Jul 5, 2004
The editors of the New York Times issued an apology over their coverage on Iraq. They acknowledged that much of what they had reported before the war – particularly about the supposed threat of nuclear and chemical weapons programs, as well as links between al Qaida and Iraq – was untrue.
The Times – which styles itself the nation's newspaper "of record" – said it was misled by "misinformation" coming from "a circle of Iraqi informants, defectors and exiles bent on 'regime change' in Iraq." But, said the editors, so was the Bush administration "taken in" by those people.
What reason does the Times give for not carefully checking out this "misinformation"? Simply that "editors...were perhaps too intent on rushing scoops into the paper."
What kind of scoop is it to print the same lies that all the rest of the media were putting out? If the Times wanted scoops, they could have printed the truth!
No, their interest for drumming up a justification for the invasion of Iraq was the same as all the other media: The New York Times Company is a large media corporation, with ties to a lot of other large corporations.
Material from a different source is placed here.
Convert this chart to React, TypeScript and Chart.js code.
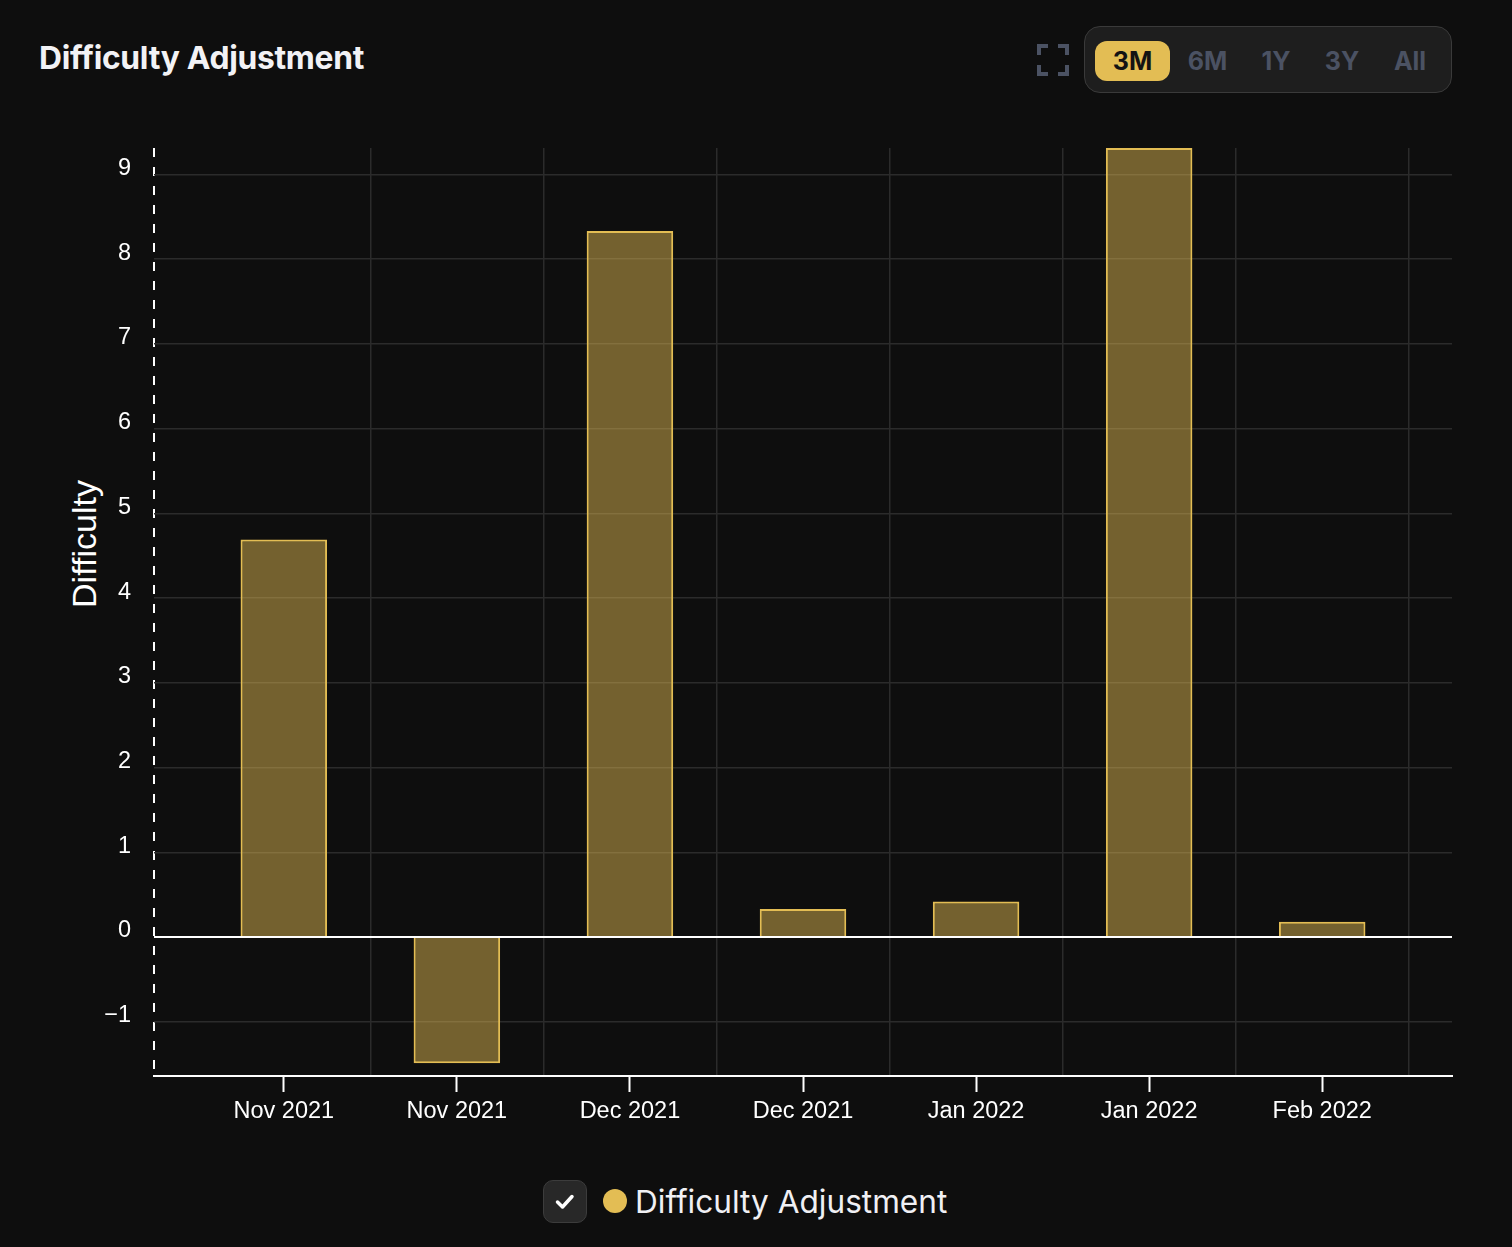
import React, { useEffect, useRef } from 'react';
import { Chart, registerables } from 'chart.js';

Chart.register(...registerables);

const categories = ['Nov 2021', 'Nov 2021', 'Dec 2021', 'Dec 2021', 'Jan 2022', 'Jan 2022', 'Feb 2022'];
const adjustments = [4.69, -1.49, 8.33, 0.33, 0.42, 9.31, 0.18];
const yTickValues = [-1, 0, 1, 2, 3, 4, 5, 6, 7, 8, 9];
const yMin = -1.64;
const yMax = 9.31;
const xMin = -0.75;
const xMax = 6.75;
const ranges = ['3M', '6M', '1Y', '3Y', 'All'];
const seriesName = 'Difficulty Adjustment';
const yTitle = 'Difficulty';
const chartTitle = 'Difficulty Adjustment';

const GOLD = '#e3bd54';
const BG = '#0e0e0e';
const GRID = '#2b2b2b';
const TICK_FONT = "'Liberation Sans', Arial, sans-serif";
const UI_FONT = "Inter, 'Noto Sans', sans-serif";

export default function App() {
  const canvasRef = useRef<HTMLCanvasElement | null>(null);

  useEffect(() => {
    document.body.style.margin = '0';
    document.body.style.background = BG;
    const canvas = canvasRef.current;
    if (!canvas) return;
    const chart = new Chart(canvas, {
      type: 'bar',
      data: {
        datasets: [
          {
            label: seriesName,
            data: adjustments.map((v, i) => ({ x: i, y: v })),
            backgroundColor: 'rgba(227,189,84,0.48)',
            borderColor: GOLD,
            borderWidth: 2,
            categoryPercentage: 1,
            barPercentage: 0.5,
            xAxisID: 'x',
            yAxisID: 'y',
          } as any,
        ],
      },
      options: {
        animation: false,
        responsive: true,
        maintainAspectRatio: false,
        layout: { padding: { top: 148, right: 60, bottom: 14, left: 0 } },
        plugins: {
          legend: { display: false },
          tooltip: { enabled: false },
        },
        scales: {
          x: {
            type: 'linear',
            position: 'bottom',
            offset: false,
            min: xMin,
            max: xMax,
            afterBuildTicks: (scale: any) => {
              scale.ticks = categories.map((_, i) => ({ value: i }));
            },
            afterFit: (scale: any) => {
              scale.height = 50;
            },
            ticks: {
              autoSkip: false,
              maxRotation: 0,
              padding: 5,
              color: '#ffffff',
              font: { family: TICK_FONT, size: 23.5 },
              callback: (v: any) => categories[Math.round(Number(v))] ?? '',
            },
            grid: {
              display: true,
              offset: false,
              drawOnChartArea: false,
              drawTicks: true,
              tickLength: 16,
              tickColor: '#ffffff',
              tickWidth: 2,
            },
            border: { display: true, color: '#ffffff', width: 2 },
          },
          xGrid: {
            type: 'linear',
            position: 'top',
            offset: false,
            min: xMin,
            max: xMax,
            afterBuildTicks: (scale: any) => {
              scale.ticks = categories.map((_, i) => ({ value: i + 0.5 }));
            },
            afterFit: (scale: any) => {
              scale.height = 0;
            },
            ticks: { display: false },
            grid: { display: true, offset: false, drawOnChartArea: true, drawTicks: false, color: GRID, lineWidth: 1.5 },
            border: { display: false },
          },
          xEdge: {
            type: 'linear',
            position: 'top',
            offset: false,
            min: xMin,
            max: xMax,
            afterBuildTicks: (scale: any) => {
              scale.ticks = [{ value: xMin }];
            },
            afterFit: (scale: any) => {
              scale.height = 0;
            },
            ticks: { display: false },
            grid: { display: true, offset: false, drawOnChartArea: true, drawTicks: false, color: '#ffffff', lineWidth: 2 },
            border: { display: false, dash: [9, 10] },
          },
          y: {
            type: 'linear',
            min: yMin,
            max: yMax,
            afterBuildTicks: (scale: any) => {
              scale.ticks = yTickValues.map((v) => ({ value: v }));
            },
            afterFit: (scale: any) => {
              scale.width = 154;
            },
            ticks: {
              padding: 23,
              labelOffset: -6,
              color: '#ffffff',
              font: { family: TICK_FONT, size: 23.5 },
              callback: (v: any) => String(v).replace('-', '\u2212'),
            },
            grid: {
              drawTicks: false,
              color: (ctx: any) => (ctx.tick && ctx.tick.value === 0 ? '#ffffff' : GRID),
              lineWidth: (ctx: any) => (ctx.tick && ctx.tick.value === 0 ? 2 : 1.5),
            },
            border: { display: false },
          },
        },
      } as any,
    });
    return () => chart.destroy();
  }, []);

  return (
    <div style={{ position: 'relative', width: 1512, height: 1247, background: BG, overflow: 'hidden' }}>
      <div
        style={{
          position: 'absolute',
          left: 39,
          top: 38,
          color: '#f2f2f5',
          fontFamily: UI_FONT,
          fontWeight: 700,
          fontSize: 31.8,
          lineHeight: '40px',
          letterSpacing: -0.3,
          whiteSpace: 'nowrap',
        }}
      >
        {chartTitle}
      </div>

      <svg
        width={32}
        height={32}
        viewBox="0 0 32 32"
        style={{ position: 'absolute', left: 1037, top: 44 }}
      >
        <g fill="none" stroke="#4b5263" strokeWidth={4} strokeLinecap="butt">
          <path d="M2 11 V2 H11" />
          <path d="M21 2 H30 V11" />
          <path d="M30 21 V30 H21" />
          <path d="M11 30 H2 V21" />
        </g>
      </svg>

      <div
        style={{
          position: 'absolute',
          left: 1084,
          top: 26,
          width: 368,
          height: 67,
          boxSizing: 'border-box',
          background: '#1e1e1e',
          border: '1.5px solid #3a3a3a',
          borderRadius: 16,
        }}
      >
        {ranges.map((r, i) => {
          const centers = [1131.5, 1206.5, 1275, 1341, 1409];
          const active = i === 0;
          const w = active ? 75 : 64;
          return (
            <div
              key={r}
              style={{
                position: 'absolute',
                left: centers[i] - 1084 - w / 2,
                top: 13.5,
                width: w,
                height: 40,
                borderRadius: 12,
                background: active ? GOLD : 'transparent',
                color: active ? '#131313' : '#4b5263',
                fontFamily: UI_FONT,
                fontWeight: 700,
                fontSize: 25,
                lineHeight: '40px',
                textAlign: 'center',
              }}
            >
              {r}
            </div>
          );
        })}
      </div>

      <div
        style={{
          position: 'absolute',
          left: 84,
          top: 544,
          transform: 'translate(-50%, -50%) rotate(-90deg)',
          color: '#ffffff',
          fontFamily: TICK_FONT,
          fontSize: 34,
          whiteSpace: 'nowrap',
          lineHeight: '38px',
        }}
      >
        {yTitle}
      </div>

      <div style={{ position: 'absolute', left: 0, top: 0, width: 1512, height: 1140 }}>
        <canvas ref={canvasRef} />
      </div>

      <div
        style={{
          position: 'absolute',
          left: 543,
          top: 1180,
          width: 44,
          height: 43,
          boxSizing: 'border-box',
          background: '#282828',
          border: '1.5px solid #3c3c3c',
          borderRadius: 10,
        }}
      >
        <svg width={44} height={43} viewBox="0 0 44 43" style={{ position: 'absolute', left: -1.5, top: -1.5 }}>
          <path d="M14.5 22 L19.5 27 L29 16.5" fill="none" stroke="#ffffff" strokeWidth={3.5} strokeLinecap="round" strokeLinejoin="round" />
        </svg>
      </div>
      <div
        style={{
          position: 'absolute',
          left: 603,
          top: 1189,
          width: 24,
          height: 24,
          borderRadius: '50%',
          background: GOLD,
        }}
      />
      <div
        style={{
          position: 'absolute',
          left: 635,
          top: 1182,
          color: '#f0f0f4',
          fontFamily: UI_FONT,
          fontSize: 31.6,
          lineHeight: '40px',
          whiteSpace: 'nowrap',
        }}
      >
        {seriesName}
      </div>
    </div>
  );
}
Its directors also sit on the Boards of PepsiCo, Ford Motor Company, Alcoa, Johnson & Johnson, Lucent Technologies and Nextel, among others. They have an interest in seeing the U.S. flex its muscle around the world – so that all these corporations can make big profits all around the world.
In its apology, the Times admitted to reporting lies.
But what was it doing when it said that Bush was fooled by these lies, as if he hadn't knowingly created them?